July 28 (Reuters) - Australian shares fell on Wednesday as the country's most populous city extended a lockdown to curb rising COVID-19 cases, while electricity poles-and-wires firm Spark Infrastructure jumped on a higher buyout offer.

The S&P/ASX 200 skidded 0.3% to 7,411.9 by 0056 GMT, with most sectors trading in negative territory. The index had closed at a record high on Tuesday.

Australian officials said they would extend a COVID-19 lockdown in Sydney as new cases remained high despite a month under strict stay-home orders, while Victoria and South Australia eased curbs from Wednesday.
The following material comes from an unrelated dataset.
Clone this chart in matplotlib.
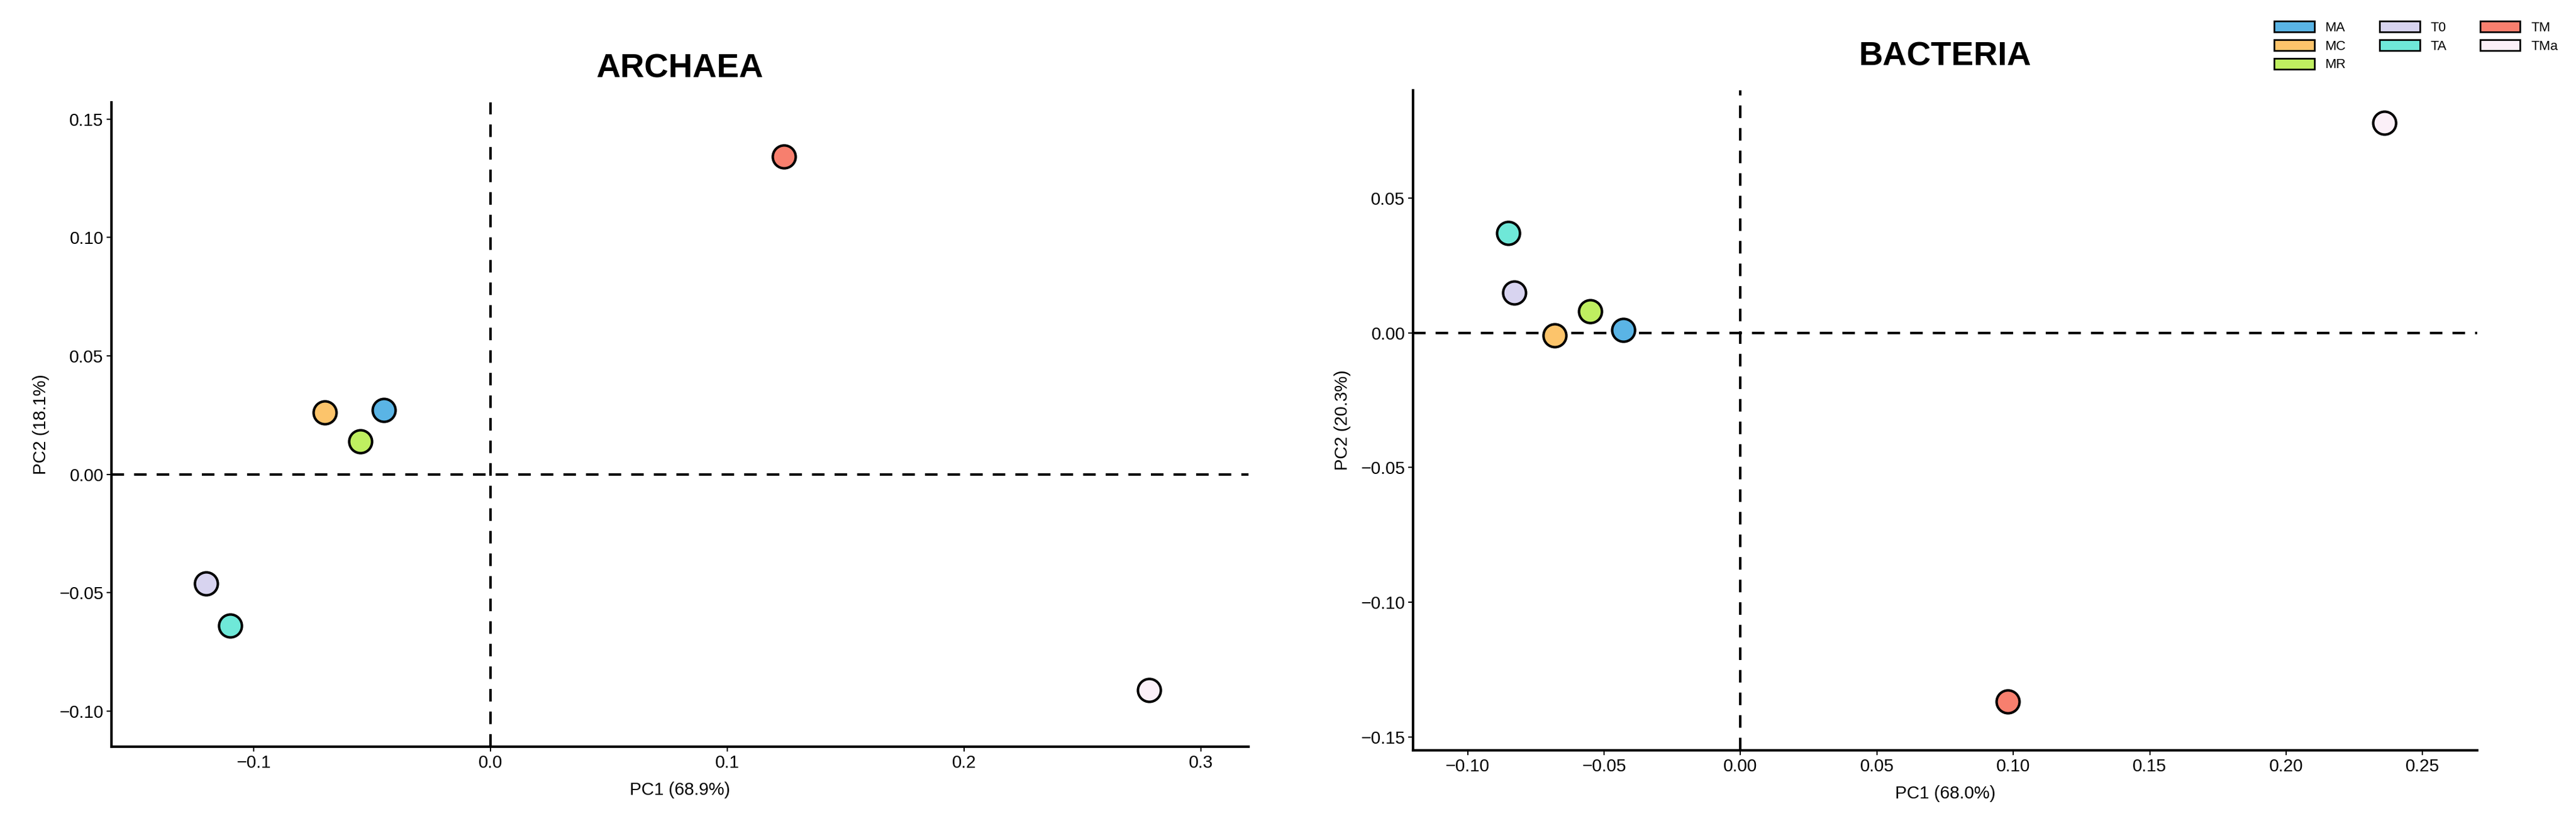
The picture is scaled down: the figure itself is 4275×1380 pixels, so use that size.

Economists at Commonwealth Bank of Australia on Wednesday pushed back expectations for the country's next policy rate hike to May 2023 from late-2022, anticipating the need for extended support amid virus curbs.

Spark Infrastructure stood out with a 6% jump following a sweetened offer from a consortium including KKR that valued the electricity infrastructure investor at A$5.13 billion ($3.78 billion)

Among sub-indexes, tech stocks shed 0.7% as they tracked their Wall Street peers, which fell from record highs overnight.

Miners fell more than 0.5%, with heavyweights BHP , Rio Tinto and Fortescue Metals Group shedding between 0.9% and 1.1%.

Bucking the trend, the industrial subindex rose about 0.4%, helped by a 4% rise in ALS Ltd after the lab testing service provider bought a 49% stake in European pharmaceutical firm Nuvisan.